• **Raw data**:
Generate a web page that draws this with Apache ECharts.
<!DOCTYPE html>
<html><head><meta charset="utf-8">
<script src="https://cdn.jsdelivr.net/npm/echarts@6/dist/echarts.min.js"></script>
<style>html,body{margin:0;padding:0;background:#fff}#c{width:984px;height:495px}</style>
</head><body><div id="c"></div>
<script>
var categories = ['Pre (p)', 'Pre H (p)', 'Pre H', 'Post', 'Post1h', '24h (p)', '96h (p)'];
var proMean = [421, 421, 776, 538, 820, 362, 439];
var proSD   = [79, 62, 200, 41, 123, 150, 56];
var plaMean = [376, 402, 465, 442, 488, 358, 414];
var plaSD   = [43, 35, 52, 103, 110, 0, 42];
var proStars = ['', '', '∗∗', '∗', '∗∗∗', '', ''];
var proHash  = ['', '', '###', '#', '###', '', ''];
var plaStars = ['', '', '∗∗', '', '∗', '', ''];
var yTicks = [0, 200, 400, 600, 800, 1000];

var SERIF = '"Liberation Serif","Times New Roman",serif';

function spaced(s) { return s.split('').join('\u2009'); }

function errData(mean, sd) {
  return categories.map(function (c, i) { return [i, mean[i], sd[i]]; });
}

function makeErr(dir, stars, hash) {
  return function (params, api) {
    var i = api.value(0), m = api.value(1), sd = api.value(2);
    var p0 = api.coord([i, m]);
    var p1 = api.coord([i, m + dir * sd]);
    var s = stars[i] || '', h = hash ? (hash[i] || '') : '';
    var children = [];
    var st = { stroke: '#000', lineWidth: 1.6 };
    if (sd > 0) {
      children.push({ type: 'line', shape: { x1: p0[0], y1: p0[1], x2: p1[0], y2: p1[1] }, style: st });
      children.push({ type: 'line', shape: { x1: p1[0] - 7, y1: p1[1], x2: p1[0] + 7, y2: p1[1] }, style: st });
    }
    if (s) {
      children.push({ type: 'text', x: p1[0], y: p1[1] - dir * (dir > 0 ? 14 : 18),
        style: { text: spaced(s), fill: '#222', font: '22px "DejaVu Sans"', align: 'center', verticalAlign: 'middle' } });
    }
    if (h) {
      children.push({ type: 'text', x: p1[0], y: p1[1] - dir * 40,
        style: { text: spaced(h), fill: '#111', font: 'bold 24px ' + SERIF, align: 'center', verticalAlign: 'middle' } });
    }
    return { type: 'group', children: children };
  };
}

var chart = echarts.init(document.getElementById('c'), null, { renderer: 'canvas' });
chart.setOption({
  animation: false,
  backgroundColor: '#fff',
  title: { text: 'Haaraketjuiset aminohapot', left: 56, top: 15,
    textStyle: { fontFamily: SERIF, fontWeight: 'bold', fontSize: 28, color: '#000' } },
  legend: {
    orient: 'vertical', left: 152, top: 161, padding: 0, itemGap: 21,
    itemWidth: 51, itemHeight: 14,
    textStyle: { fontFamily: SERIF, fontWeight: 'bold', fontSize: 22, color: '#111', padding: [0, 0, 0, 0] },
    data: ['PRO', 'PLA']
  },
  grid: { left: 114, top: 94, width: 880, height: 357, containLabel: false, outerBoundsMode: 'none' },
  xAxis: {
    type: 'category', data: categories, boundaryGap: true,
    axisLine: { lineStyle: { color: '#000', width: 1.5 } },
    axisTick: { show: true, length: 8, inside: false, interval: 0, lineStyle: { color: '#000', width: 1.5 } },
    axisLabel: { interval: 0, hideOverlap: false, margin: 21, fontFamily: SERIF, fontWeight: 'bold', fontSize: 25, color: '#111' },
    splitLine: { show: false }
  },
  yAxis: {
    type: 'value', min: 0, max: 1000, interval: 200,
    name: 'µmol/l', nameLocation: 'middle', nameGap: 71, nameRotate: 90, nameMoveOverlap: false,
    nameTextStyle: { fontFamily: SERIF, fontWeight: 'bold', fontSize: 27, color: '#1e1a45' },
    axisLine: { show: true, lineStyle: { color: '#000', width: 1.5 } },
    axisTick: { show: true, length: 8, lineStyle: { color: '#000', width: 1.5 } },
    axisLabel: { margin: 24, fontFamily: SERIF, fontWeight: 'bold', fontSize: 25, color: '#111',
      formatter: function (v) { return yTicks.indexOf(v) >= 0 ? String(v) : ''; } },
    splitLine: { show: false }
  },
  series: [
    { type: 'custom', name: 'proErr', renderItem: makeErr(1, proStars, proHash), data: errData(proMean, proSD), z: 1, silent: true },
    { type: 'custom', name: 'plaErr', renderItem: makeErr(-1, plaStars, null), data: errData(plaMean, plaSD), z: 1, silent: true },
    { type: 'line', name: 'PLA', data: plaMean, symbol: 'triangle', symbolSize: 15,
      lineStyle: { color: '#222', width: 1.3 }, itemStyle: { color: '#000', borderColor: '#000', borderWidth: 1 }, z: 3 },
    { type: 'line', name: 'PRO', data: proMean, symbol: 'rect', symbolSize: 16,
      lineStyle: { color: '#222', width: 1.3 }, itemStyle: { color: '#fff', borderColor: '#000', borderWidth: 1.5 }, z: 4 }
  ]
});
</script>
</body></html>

• **Your instructions**: Retype the listing. Match it exactly.

• **Written response**:
Generate a web page that draws this with Apache ECharts.
<!DOCTYPE html>
<html><head><meta charset="utf-8">
<script src="https://cdn.jsdelivr.net/npm/echarts@6/dist/echarts.min.js"></script>
<style>html,body{margin:0;padding:0;background:#fff}#c{width:984px;height:495px}</style>
</head><body><div id="c"></div>
<script>
var categories = ['Pre (p)', 'Pre H (p)', 'Pre H', 'Post', 'Post1h', '24h (p)', '96h (p)'];
var proMean = [421, 421, 776, 538, 820, 362, 439];
var proSD   = [79, 62, 200, 41, 123, 150, 56];
var plaMean = [376, 402, 465, 442, 488, 358, 414];
var plaSD   = [43, 35, 52, 103, 110, 0, 42];
var proStars = ['', '', '∗∗', '∗', '∗∗∗', '', ''];
var proHash  = ['', '', '###', '#', '###', '', ''];
var plaStars = ['', '', '∗∗', '', '∗', '', ''];
var yTicks = [0, 200, 400, 600, 800, 1000];

var SERIF = '"Liberation Serif","Times New Roman",serif';

function spaced(s) { return s.split('').join('\u2009'); }

function errData(mean, sd) {
  return categories.map(function (c, i) { return [i, mean[i], sd[i]]; });
}

function makeErr(dir, stars, hash) {
  return function (params, api) {
    var i = api.value(0), m = api.value(1), sd = api.value(2);
    var p0 = api.coord([i, m]);
    var p1 = api.coord([i, m + dir * sd]);
    var s = stars[i] || '', h = hash ? (hash[i] || '') : '';
    var children = [];
    var st = { stroke: '#000', lineWidth: 1.6 };
    if (sd > 0) {
      children.push({ type: 'line', shape: { x1: p0[0], y1: p0[1], x2: p1[0], y2: p1[1] }, style: st });
      children.push({ type: 'line', shape: { x1: p1[0] - 7, y1: p1[1], x2: p1[0] + 7, y2: p1[1] }, style: st });
    }
    if (s) {
      children.push({ type: 'text', x: p1[0], y: p1[1] - dir * (dir > 0 ? 14 : 18),
        style: { text: spaced(s), fill: '#222', font: '22px "DejaVu Sans"', align: 'center', verticalAlign: 'middle' } });
    }
    if (h) {
      children.push({ type: 'text', x: p1[0], y: p1[1] - dir * 40,
        style: { text: spaced(h), fill: '#111', font: 'bold 24px ' + SERIF, align: 'center', verticalAlign: 'middle' } });
    }
    return { type: 'group', children: children };
  };
}

var chart = echarts.init(document.getElementById('c'), null, { renderer: 'canvas' });
chart.setOption({
  animation: false,
  backgroundColor: '#fff',
  title: { text: 'Haaraketjuiset aminohapot', left: 56, top: 15,
    textStyle: { fontFamily: SERIF, fontWeight: 'bold', fontSize: 28, color: '#000' } },
  legend: {
    orient: 'vertical', left: 152, top: 161, padding: 0, itemGap: 21,
    itemWidth: 51, itemHeight: 14,
    textStyle: { fontFamily: SERIF, fontWeight: 'bold', fontSize: 22, color: '#111', padding: [0, 0, 0, 0] },
    data: ['PRO', 'PLA']
  },
  grid: { left: 114, top: 94, width: 880, height: 357, containLabel: false, outerBoundsMode: 'none' },
  xAxis: {
    type: 'category', data: categories, boundaryGap: true,
    axisLine: { lineStyle: { color: '#000', width: 1.5 } },
    axisTick: { show: true, length: 8, inside: false, interval: 0, lineStyle: { color: '#000', width: 1.5 } },
    axisLabel: { interval: 0, hideOverlap: false, margin: 21, fontFamily: SERIF, fontWeight: 'bold', fontSize: 25, color: '#111' },
    splitLine: { show: false }
  },
  yAxis: {
    type: 'value', min: 0, max: 1000, interval: 200,
    name: 'µmol/l', nameLocation: 'middle', nameGap: 71, nameRotate: 90, nameMoveOverlap: false,
    nameTextStyle: { fontFamily: SERIF, fontWeight: 'bold', fontSize: 27, color: '#1e1a45' },
    axisLine: { show: true, lineStyle: { color: '#000', width: 1.5 } },
    axisTick: { show: true, length: 8, lineStyle: { color: '#000', width: 1.5 } },
    axisLabel: { margin: 24, fontFamily: SERIF, fontWeight: 'bold', fontSize: 25, color: '#111',
      formatter: function (v) { return yTicks.indexOf(v) >= 0 ? String(v) : ''; } },
    splitLine: { show: false }
  },
  series: [
    { type: 'custom', name: 'proErr', renderItem: makeErr(1, proStars, proHash), data: errData(proMean, proSD), z: 1, silent: true },
    { type: 'custom', name: 'plaErr', renderItem: makeErr(-1, plaStars, null), data: errData(plaMean, plaSD), z: 1, silent: true },
    { type: 'line', name: 'PLA', data: plaMean, symbol: 'triangle', symbolSize: 15,
      lineStyle: { color: '#222', width: 1.3 }, itemStyle: { color: '#000', borderColor: '#000', borderWidth: 1 }, z: 3 },
    { type: 'line', name: 'PRO', data: proMean, symbol: 'rect', symbolSize: 16,
      lineStyle: { color: '#222', width: 1.3 }, itemStyle: { color: '#fff', borderColor: '#000', borderWidth: 1.5 }, z: 4 }
  ]
});
</script>
</body></html>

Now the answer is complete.